• [Set exercise]
Copy out every line exactly, passing over the pictures.

——————

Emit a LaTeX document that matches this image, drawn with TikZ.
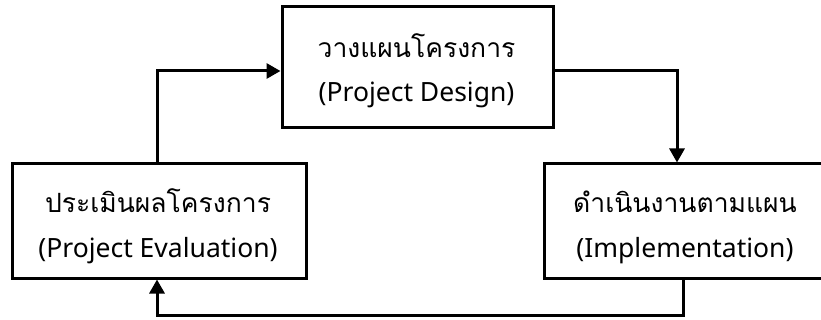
\documentclass[tikz,border=0pt]{standalone}
\usepackage{fontspec}
\setmainfont{Noto Sans}
\newfontfamily\thaifont[Script=Thai]{Loma}
\usetikzlibrary{arrows.meta}
\begin{document}
\begin{tikzpicture}[x=1pt,y=-1pt,
  stage/.style={draw,line width=3pt,inner sep=0pt},
  th/.style={anchor=base,inner sep=0pt,font=\thaifont\fontsize{26.5}{30}\selectfont},
  en/.style={anchor=base,inner sep=0pt,font=\fontsize{26.5}{30}\selectfont},
  arr/.style={line width=3pt,-{Triangle[length=14pt,width=15pt]}}]
\useasboundingbox (0,0) rectangle (821,320);
\begin{scope}
\clip (0,0) rectangle (821,320);
% the three stages of the project cycle
\node[stage,minimum width=271pt,minimum height=121pt] (design) at (417.5,67.5) {};
\node[stage,minimum width=294pt,minimum height=114pt] (eval) at (159,221) {};
\node[stage,minimum width=282pt,minimum height=114pt] (impl) at (685,221) {};
\end{scope}
% stage titles, Thai above English
\node[th] (design-th) at (416.5,58) {วางแผนโครงการ};
\node[en] (design-en) at (416.5,102) {(Project Design)};
\node[th] (eval-th) at (158,213) {ประเมินผลโครงการ};
\node[en] (eval-en) at (158,258) {(Project Evaluation)};
\node[th] (impl-th) at (685,213) {ดำเนินงานตามแผน};
\node[en] (impl-en) at (685,258) {(Implementation)};
% connectors
\coordinate (c1) at (677,71);
\coordinate (c2) at (683,315);
\coordinate (c3) at (157,315);
\coordinate (c4) at (157,71);
\draw[arr] (design.east |- c1) -- (c1) -- (c1 |- impl.north);
\draw[arr] (c2 |- impl.south) -- (c2) -- (c3) -- (c3 |- eval.south);
\draw[arr] (c4 |- eval.north) -- (c4) -- (c4 -| design.west);
\end{tikzpicture}
\end{document}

——————

• [Response to the exercise]
Emit a LaTeX document that matches this image, drawn with TikZ.
\documentclass[tikz,border=0pt]{standalone}
\usepackage{fontspec}
\setmainfont{Noto Sans}
\newfontfamily\thaifont[Script=Thai]{Loma}
\usetikzlibrary{arrows.meta}
\begin{document}
\begin{tikzpicture}[x=1pt,y=-1pt,
  stage/.style={draw,line width=3pt,inner sep=0pt},
  th/.style={anchor=base,inner sep=0pt,font=\thaifont\fontsize{26.5}{30}\selectfont},
  en/.style={anchor=base,inner sep=0pt,font=\fontsize{26.5}{30}\selectfont},
  arr/.style={line width=3pt,-{Triangle[length=14pt,width=15pt]}}]
\useasboundingbox (0,0) rectangle (821,320);
\begin{scope}
\clip (0,0) rectangle (821,320);
% the three stages of the project cycle
\node[stage,minimum width=271pt,minimum height=121pt] (design) at (417.5,67.5) {};
\node[stage,minimum width=294pt,minimum height=114pt] (eval) at (159,221) {};
\node[stage,minimum width=282pt,minimum height=114pt] (impl) at (685,221) {};
\end{scope}
% stage titles, Thai above English
\node[th] (design-th) at (416.5,58) {วางแผนโครงการ};
\node[en] (design-en) at (416.5,102) {(Project Design)};
\node[th] (eval-th) at (158,213) {ประเมินผลโครงการ};
\node[en] (eval-en) at (158,258) {(Project Evaluation)};
\node[th] (impl-th) at (685,213) {ดำเนินงานตามแผน};
\node[en] (impl-en) at (685,258) {(Implementation)};
% connectors
\coordinate (c1) at (677,71);
\coordinate (c2) at (683,315);
\coordinate (c3) at (157,315);
\coordinate (c4) at (157,71);
\draw[arr] (design.east |- c1) -- (c1) -- (c1 |- impl.north);
\draw[arr] (c2 |- impl.south) -- (c2) -- (c3) -- (c3 |- eval.south);
\draw[arr] (c4 |- eval.north) -- (c4) -- (c4 -| design.west);
\end{tikzpicture}
\end{document}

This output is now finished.